Items listed in a dataset
--- Start ---
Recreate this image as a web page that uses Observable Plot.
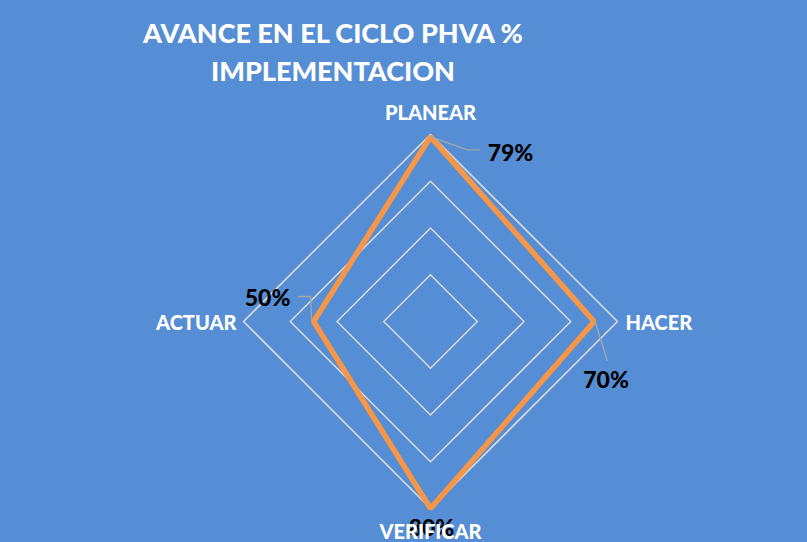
<!DOCTYPE html>
<html><head><meta charset="utf-8">
<script src="https://cdn.jsdelivr.net/npm/d3@7"></script>
<script src="https://cdn.jsdelivr.net/npm/@observablehq/plot@0.6"></script>
<style>
html,body{margin:0;padding:0;background:#558ED5;}
#wrap{position:relative;width:807px;height:542px;overflow:hidden;background:#558ED5;font-family:Lato,"Open Sans",sans-serif;}
#title{position:absolute;left:0;top:14px;width:666px;text-align:center;color:#fff;font-weight:900;font-size:27px;line-height:38px;z-index:2;}
#chart{position:absolute;left:0;top:0;}
</style>
</head><body>
<div id="wrap">
  <div id="title">AVANCE EN EL CICLO PHVA %<br>IMPLEMENTACION</div>
  <div id="chart"></div>
</div>
<script>
const categories = ["PLANEAR", "HACER", "VERIFICAR", "ACTUAR"];
const values = [0.79, 0.70, 0.80, 0.50];
const valueLabels = ["79%", "70%", "80%", "50%"];
const ringLevels = [0.2, 0.4, 0.6, 0.8];

const maxR = 0.8;
const radius = 187;           // pixels for maxR
const cx = 430, cy = 321;
const k = maxR / radius;      // data units per pixel

function pos(i, r) {
  const a = i * Math.PI / 2;
  return {x: r * Math.sin(a), y: r * Math.cos(a)};
}

const rings = ringLevels.flatMap(level =>
  categories.map((c, i) => ({level, ...pos(i, level)})));

const series = categories.map((c, i) => ({cat: c, value: values[i], label: valueLabels[i], ...pos(i, values[i])}));

const catPts = categories.map((c, i) => ({cat: c, ...pos(i, maxR)}));

// label offsets (pixels) relative to data point, with leader polyline
const labelOffsets = {
  "PLANEAR":   {dx: 80, dy: 17, leader: [[0,0],[37,13],[49,13]]},
  "HACER":     {dx: 12, dy: 59, leader: [[1,0],[13,39]]},
  "VERIFICAR": {dx: 1,  dy: 20, leader: null},
  "ACTUAR":    {dx: -46, dy: -23, leader: [[-2,-1],[-3,-25],[-15,-25]]}
};

const valueText = series.map(d => {
  const o = labelOffsets[d.cat];
  return {...d, lx: d.x + o.dx * k, ly: d.y - o.dy * k};
});

const leaders = series.flatMap(d => {
  const o = labelOffsets[d.cat];
  if (!o.leader) return [];
  return o.leader.map(([px, py]) => ({cat: d.cat, x: d.x + px * k, y: d.y - py * k}));
});

const font = "Lato, 'Open Sans', sans-serif";
const catStyle = {fill: "white", fontWeight: 900, fontSize: 20};

const plot = Plot.plot({
  width: 807,
  height: 542,
  margin: 0,
  x: {domain: [-maxR, maxR], range: [cx - radius, cx + radius], axis: null},
  y: {domain: [-maxR, maxR], range: [cy + radius, cy - radius], axis: null},
  style: {background: "transparent", fontFamily: font, overflow: "visible"},
  marks: [
    Plot.line(rings, {x: "x", y: "y", z: "level", curve: "linear-closed", stroke: "#D9D9D9", strokeWidth: 1.6}),
    Plot.line(series, {x: "x", y: "y", curve: "linear-closed", stroke: "#F79646", strokeWidth: 5.5, strokeLinejoin: "miter"}),
    Plot.line(leaders, {x: "x", y: "y", z: "cat", stroke: "#A6A6A6", strokeWidth: 1.3}),
    Plot.text(catPts.filter(d => d.cat === "PLANEAR"), {x: "x", y: "y", text: "cat", dy: -21, ...catStyle}),
    Plot.text(catPts.filter(d => d.cat === "HACER"), {x: "x", y: "y", text: "cat", dx: 8, dy: 2, textAnchor: "start", ...catStyle}),
    Plot.text(catPts.filter(d => d.cat === "ACTUAR"), {x: "x", y: "y", text: "cat", dx: -7, dy: 2, textAnchor: "end", ...catStyle}),
    Plot.text(valueText, {x: "lx", y: "ly", text: "label", fill: "black", fontWeight: 900, fontSize: 23}),
    Plot.text(catPts.filter(d => d.cat === "VERIFICAR"), {x: "x", y: "y", text: "cat", dy: 24, ...catStyle})
  ]
});
document.getElementById("chart").appendChild(plot);
</script>
</body></html>
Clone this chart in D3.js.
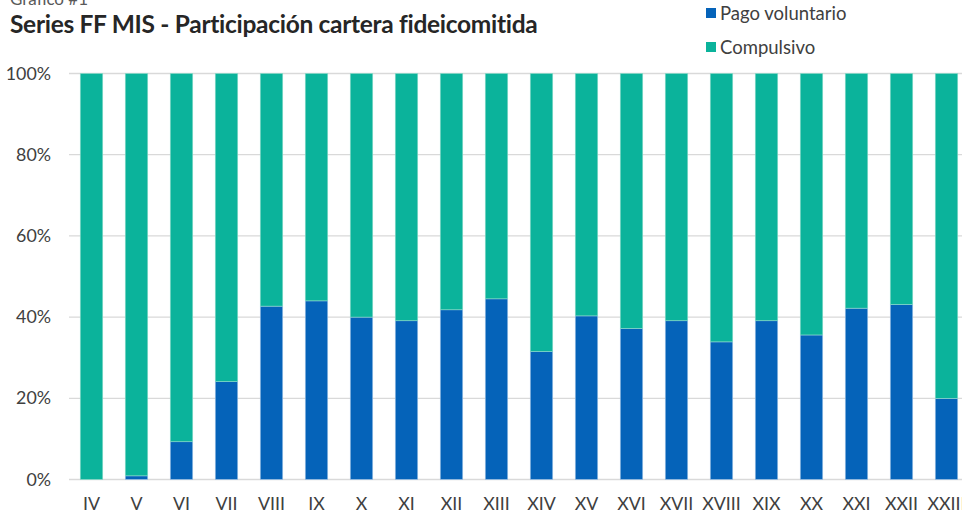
--- End ---
**WHAT YOU HAVE TO DO:**
Repeat each entry exactly. Pictures do not belong in the copy.

**EXERCISE SOLUTION:**
Recreate this image as a web page that uses Observable Plot.
<!DOCTYPE html>
<html><head><meta charset="utf-8">
<script src="https://cdn.jsdelivr.net/npm/d3@7"></script>
<script src="https://cdn.jsdelivr.net/npm/@observablehq/plot@0.6"></script>
<style>
html,body{margin:0;padding:0;background:#558ED5;}
#wrap{position:relative;width:807px;height:542px;overflow:hidden;background:#558ED5;font-family:Lato,"Open Sans",sans-serif;}
#title{position:absolute;left:0;top:14px;width:666px;text-align:center;color:#fff;font-weight:900;font-size:27px;line-height:38px;z-index:2;}
#chart{position:absolute;left:0;top:0;}
</style>
</head><body>
<div id="wrap">
  <div id="title">AVANCE EN EL CICLO PHVA %<br>IMPLEMENTACION</div>
  <div id="chart"></div>
</div>
<script>
const categories = ["PLANEAR", "HACER", "VERIFICAR", "ACTUAR"];
const values = [0.79, 0.70, 0.80, 0.50];
const valueLabels = ["79%", "70%", "80%", "50%"];
const ringLevels = [0.2, 0.4, 0.6, 0.8];

const maxR = 0.8;
const radius = 187;           // pixels for maxR
const cx = 430, cy = 321;
const k = maxR / radius;      // data units per pixel

function pos(i, r) {
  const a = i * Math.PI / 2;
  return {x: r * Math.sin(a), y: r * Math.cos(a)};
}

const rings = ringLevels.flatMap(level =>
  categories.map((c, i) => ({level, ...pos(i, level)})));

const series = categories.map((c, i) => ({cat: c, value: values[i], label: valueLabels[i], ...pos(i, values[i])}));

const catPts = categories.map((c, i) => ({cat: c, ...pos(i, maxR)}));

// label offsets (pixels) relative to data point, with leader polyline
const labelOffsets = {
  "PLANEAR":   {dx: 80, dy: 17, leader: [[0,0],[37,13],[49,13]]},
  "HACER":     {dx: 12, dy: 59, leader: [[1,0],[13,39]]},
  "VERIFICAR": {dx: 1,  dy: 20, leader: null},
  "ACTUAR":    {dx: -46, dy: -23, leader: [[-2,-1],[-3,-25],[-15,-25]]}
};

const valueText = series.map(d => {
  const o = labelOffsets[d.cat];
  return {...d, lx: d.x + o.dx * k, ly: d.y - o.dy * k};
});

const leaders = series.flatMap(d => {
  const o = labelOffsets[d.cat];
  if (!o.leader) return [];
  return o.leader.map(([px, py]) => ({cat: d.cat, x: d.x + px * k, y: d.y - py * k}));
});

const font = "Lato, 'Open Sans', sans-serif";
const catStyle = {fill: "white", fontWeight: 900, fontSize: 20};

const plot = Plot.plot({
  width: 807,
  height: 542,
  margin: 0,
  x: {domain: [-maxR, maxR], range: [cx - radius, cx + radius], axis: null},
  y: {domain: [-maxR, maxR], range: [cy + radius, cy - radius], axis: null},
  style: {background: "transparent", fontFamily: font, overflow: "visible"},
  marks: [
    Plot.line(rings, {x: "x", y: "y", z: "level", curve: "linear-closed", stroke: "#D9D9D9", strokeWidth: 1.6}),
    Plot.line(series, {x: "x", y: "y", curve: "linear-closed", stroke: "#F79646", strokeWidth: 5.5, strokeLinejoin: "miter"}),
    Plot.line(leaders, {x: "x", y: "y", z: "cat", stroke: "#A6A6A6", strokeWidth: 1.3}),
    Plot.text(catPts.filter(d => d.cat === "PLANEAR"), {x: "x", y: "y", text: "cat", dy: -21, ...catStyle}),
    Plot.text(catPts.filter(d => d.cat === "HACER"), {x: "x", y: "y", text: "cat", dx: 8, dy: 2, textAnchor: "start", ...catStyle}),
    Plot.text(catPts.filter(d => d.cat === "ACTUAR"), {x: "x", y: "y", text: "cat", dx: -7, dy: 2, textAnchor: "end", ...catStyle}),
    Plot.text(valueText, {x: "lx", y: "ly", text: "label", fill: "black", fontWeight: 900, fontSize: 23}),
    Plot.text(catPts.filter(d => d.cat === "VERIFICAR"), {x: "x", y: "y", text: "cat", dy: 24, ...catStyle})
  ]
});
document.getElementById("chart").appendChild(plot);
</script>
</body></html>
Clone this chart in D3.js.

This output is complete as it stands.